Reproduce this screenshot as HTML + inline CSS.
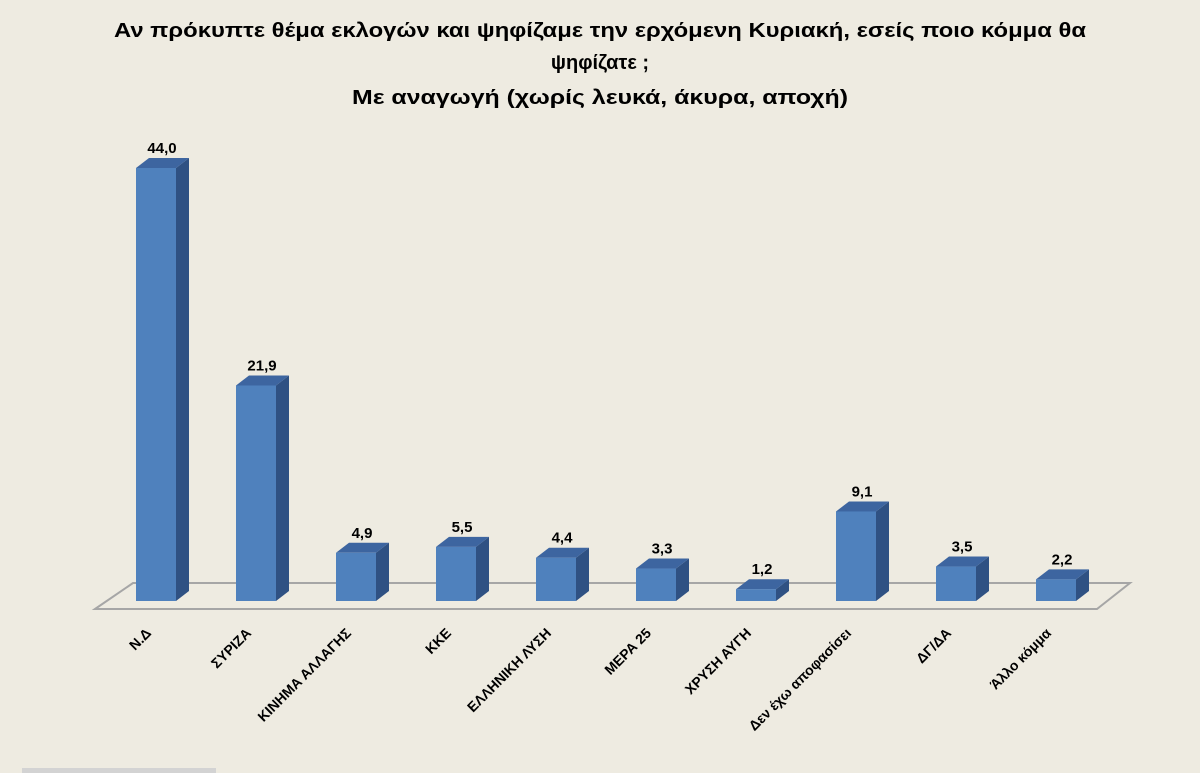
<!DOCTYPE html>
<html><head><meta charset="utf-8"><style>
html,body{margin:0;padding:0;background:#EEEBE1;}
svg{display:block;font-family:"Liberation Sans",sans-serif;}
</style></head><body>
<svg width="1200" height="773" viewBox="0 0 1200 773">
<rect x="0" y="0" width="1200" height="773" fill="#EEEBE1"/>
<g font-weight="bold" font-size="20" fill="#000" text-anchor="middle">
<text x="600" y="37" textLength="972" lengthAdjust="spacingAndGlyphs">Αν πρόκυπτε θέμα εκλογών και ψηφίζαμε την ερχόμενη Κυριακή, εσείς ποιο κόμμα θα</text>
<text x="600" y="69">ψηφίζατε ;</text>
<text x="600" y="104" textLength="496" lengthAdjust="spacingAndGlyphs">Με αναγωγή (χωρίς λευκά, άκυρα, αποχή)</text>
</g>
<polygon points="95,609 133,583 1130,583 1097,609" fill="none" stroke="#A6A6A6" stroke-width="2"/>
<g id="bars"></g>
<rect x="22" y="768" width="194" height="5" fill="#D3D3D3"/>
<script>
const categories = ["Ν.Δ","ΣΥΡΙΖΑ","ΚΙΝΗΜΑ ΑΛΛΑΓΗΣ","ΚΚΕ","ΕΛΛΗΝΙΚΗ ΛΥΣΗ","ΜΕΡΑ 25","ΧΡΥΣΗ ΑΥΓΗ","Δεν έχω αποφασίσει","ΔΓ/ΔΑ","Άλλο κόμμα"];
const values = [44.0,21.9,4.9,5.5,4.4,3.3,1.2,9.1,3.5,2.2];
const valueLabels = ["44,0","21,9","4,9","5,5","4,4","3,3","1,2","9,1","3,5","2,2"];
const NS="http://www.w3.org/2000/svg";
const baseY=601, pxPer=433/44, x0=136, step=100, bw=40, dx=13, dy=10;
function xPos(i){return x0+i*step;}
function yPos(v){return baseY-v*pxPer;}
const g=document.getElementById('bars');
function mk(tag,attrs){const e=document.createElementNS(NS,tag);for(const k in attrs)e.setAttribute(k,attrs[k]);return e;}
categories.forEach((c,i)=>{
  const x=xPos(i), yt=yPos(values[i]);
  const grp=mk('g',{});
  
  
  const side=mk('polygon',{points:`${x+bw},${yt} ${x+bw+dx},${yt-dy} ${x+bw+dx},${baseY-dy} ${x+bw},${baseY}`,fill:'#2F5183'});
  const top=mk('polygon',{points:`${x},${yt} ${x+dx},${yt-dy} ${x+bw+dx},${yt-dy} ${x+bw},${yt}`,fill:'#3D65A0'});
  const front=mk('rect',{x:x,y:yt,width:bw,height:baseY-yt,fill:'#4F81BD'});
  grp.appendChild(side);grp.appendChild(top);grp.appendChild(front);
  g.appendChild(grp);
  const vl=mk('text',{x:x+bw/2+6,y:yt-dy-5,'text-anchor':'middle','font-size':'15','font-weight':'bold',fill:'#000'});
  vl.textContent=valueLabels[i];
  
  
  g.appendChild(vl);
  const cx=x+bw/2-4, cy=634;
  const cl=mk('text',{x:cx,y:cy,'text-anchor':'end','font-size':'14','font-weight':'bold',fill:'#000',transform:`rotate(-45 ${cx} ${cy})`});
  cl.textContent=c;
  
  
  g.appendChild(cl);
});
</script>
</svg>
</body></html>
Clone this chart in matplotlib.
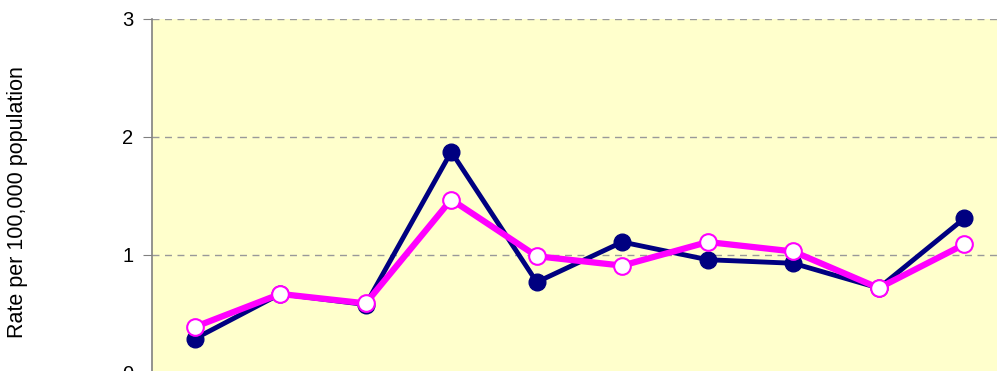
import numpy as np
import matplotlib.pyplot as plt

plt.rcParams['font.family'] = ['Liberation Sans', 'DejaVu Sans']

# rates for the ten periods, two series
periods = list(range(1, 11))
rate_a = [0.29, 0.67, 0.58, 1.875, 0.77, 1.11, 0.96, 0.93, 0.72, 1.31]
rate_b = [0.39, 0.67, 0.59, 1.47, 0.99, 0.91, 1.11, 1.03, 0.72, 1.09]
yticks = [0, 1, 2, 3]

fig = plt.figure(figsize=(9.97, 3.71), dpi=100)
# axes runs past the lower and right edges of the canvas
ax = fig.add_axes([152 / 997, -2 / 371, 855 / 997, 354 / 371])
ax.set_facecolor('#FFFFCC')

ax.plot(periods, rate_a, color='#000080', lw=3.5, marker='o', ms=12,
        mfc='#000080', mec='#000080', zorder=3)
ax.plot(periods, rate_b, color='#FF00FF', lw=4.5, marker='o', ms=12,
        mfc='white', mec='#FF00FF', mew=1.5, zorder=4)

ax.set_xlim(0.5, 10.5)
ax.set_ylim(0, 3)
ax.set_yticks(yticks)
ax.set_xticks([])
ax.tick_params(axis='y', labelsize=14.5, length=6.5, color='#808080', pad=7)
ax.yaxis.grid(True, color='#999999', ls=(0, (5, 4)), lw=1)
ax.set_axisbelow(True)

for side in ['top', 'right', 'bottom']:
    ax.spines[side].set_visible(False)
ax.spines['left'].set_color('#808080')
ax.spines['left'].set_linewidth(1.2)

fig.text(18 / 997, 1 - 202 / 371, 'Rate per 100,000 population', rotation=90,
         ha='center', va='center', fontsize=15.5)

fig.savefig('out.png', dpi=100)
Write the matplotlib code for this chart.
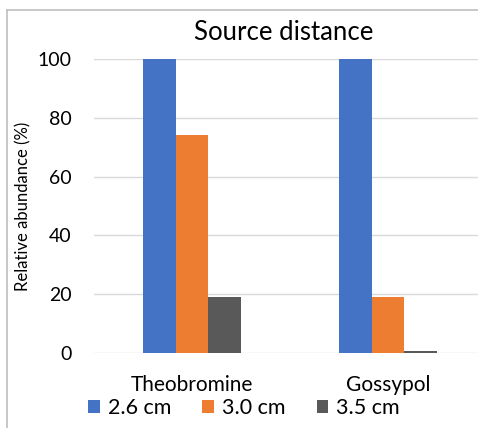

──────────

Short exercise: Repeat the material above verbatim. Leave the pictures behind.

Full answer:
Reproduce this screenshot as HTML + inline CSS.
<!DOCTYPE html>
<html><head><meta charset="utf-8"><style>
html,body{margin:0;padding:0;background:#EEEBE1;}
svg{display:block;font-family:"Liberation Sans",sans-serif;}
</style></head><body>
<svg width="1200" height="773" viewBox="0 0 1200 773">
<rect x="0" y="0" width="1200" height="773" fill="#EEEBE1"/>
<g font-weight="bold" font-size="20" fill="#000" text-anchor="middle">
<text x="600" y="37" textLength="972" lengthAdjust="spacingAndGlyphs">Αν πρόκυπτε θέμα εκλογών και ψηφίζαμε την ερχόμενη Κυριακή, εσείς ποιο κόμμα θα</text>
<text x="600" y="69">ψηφίζατε ;</text>
<text x="600" y="104" textLength="496" lengthAdjust="spacingAndGlyphs">Με αναγωγή (χωρίς λευκά, άκυρα, αποχή)</text>
</g>
<polygon points="95,609 133,583 1130,583 1097,609" fill="none" stroke="#A6A6A6" stroke-width="2"/>
<g id="bars"></g>
<rect x="22" y="768" width="194" height="5" fill="#D3D3D3"/>
<script>
const categories = ["Ν.Δ","ΣΥΡΙΖΑ","ΚΙΝΗΜΑ ΑΛΛΑΓΗΣ","ΚΚΕ","ΕΛΛΗΝΙΚΗ ΛΥΣΗ","ΜΕΡΑ 25","ΧΡΥΣΗ ΑΥΓΗ","Δεν έχω αποφασίσει","ΔΓ/ΔΑ","Άλλο κόμμα"];
const values = [44.0,21.9,4.9,5.5,4.4,3.3,1.2,9.1,3.5,2.2];
const valueLabels = ["44,0","21,9","4,9","5,5","4,4","3,3","1,2","9,1","3,5","2,2"];
const NS="http://www.w3.org/2000/svg";
const baseY=601, pxPer=433/44, x0=136, step=100, bw=40, dx=13, dy=10;
function xPos(i){return x0+i*step;}
function yPos(v){return baseY-v*pxPer;}
const g=document.getElementById('bars');
function mk(tag,attrs){const e=document.createElementNS(NS,tag);for(const k in attrs)e.setAttribute(k,attrs[k]);return e;}
categories.forEach((c,i)=>{
  const x=xPos(i), yt=yPos(values[i]);
  const grp=mk('g',{});
  
  
  const side=mk('polygon',{points:`${x+bw},${yt} ${x+bw+dx},${yt-dy} ${x+bw+dx},${baseY-dy} ${x+bw},${baseY}`,fill:'#2F5183'});
  const top=mk('polygon',{points:`${x},${yt} ${x+dx},${yt-dy} ${x+bw+dx},${yt-dy} ${x+bw},${yt}`,fill:'#3D65A0'});
  const front=mk('rect',{x:x,y:yt,width:bw,height:baseY-yt,fill:'#4F81BD'});
  grp.appendChild(side);grp.appendChild(top);grp.appendChild(front);
  g.appendChild(grp);
  const vl=mk('text',{x:x+bw/2+6,y:yt-dy-5,'text-anchor':'middle','font-size':'15','font-weight':'bold',fill:'#000'});
  vl.textContent=valueLabels[i];
  
  
  g.appendChild(vl);
  const cx=x+bw/2-4, cy=634;
  const cl=mk('text',{x:cx,y:cy,'text-anchor':'end','font-size':'14','font-weight':'bold',fill:'#000',transform:`rotate(-45 ${cx} ${cy})`});
  cl.textContent=c;
  
  
  g.appendChild(cl);
});
</script>
</svg>
</body></html>
Clone this chart in matplotlib.
import numpy as np
import matplotlib.pyplot as plt

plt.rcParams['font.family'] = ['Liberation Sans', 'DejaVu Sans']

# rates for the ten periods, two series
periods = list(range(1, 11))
rate_a = [0.29, 0.67, 0.58, 1.875, 0.77, 1.11, 0.96, 0.93, 0.72, 1.31]
rate_b = [0.39, 0.67, 0.59, 1.47, 0.99, 0.91, 1.11, 1.03, 0.72, 1.09]
yticks = [0, 1, 2, 3]

fig = plt.figure(figsize=(9.97, 3.71), dpi=100)
# axes runs past the lower and right edges of the canvas
ax = fig.add_axes([152 / 997, -2 / 371, 855 / 997, 354 / 371])
ax.set_facecolor('#FFFFCC')

ax.plot(periods, rate_a, color='#000080', lw=3.5, marker='o', ms=12,
        mfc='#000080', mec='#000080', zorder=3)
ax.plot(periods, rate_b, color='#FF00FF', lw=4.5, marker='o', ms=12,
        mfc='white', mec='#FF00FF', mew=1.5, zorder=4)

ax.set_xlim(0.5, 10.5)
ax.set_ylim(0, 3)
ax.set_yticks(yticks)
ax.set_xticks([])
ax.tick_params(axis='y', labelsize=14.5, length=6.5, color='#808080', pad=7)
ax.yaxis.grid(True, color='#999999', ls=(0, (5, 4)), lw=1)
ax.set_axisbelow(True)

for side in ['top', 'right', 'bottom']:
    ax.spines[side].set_visible(False)
ax.spines['left'].set_color('#808080')
ax.spines['left'].set_linewidth(1.2)

fig.text(18 / 997, 1 - 202 / 371, 'Rate per 100,000 population', rotation=90,
         ha='center', va='center', fontsize=15.5)

fig.savefig('out.png', dpi=100)
Write the matplotlib code for this chart.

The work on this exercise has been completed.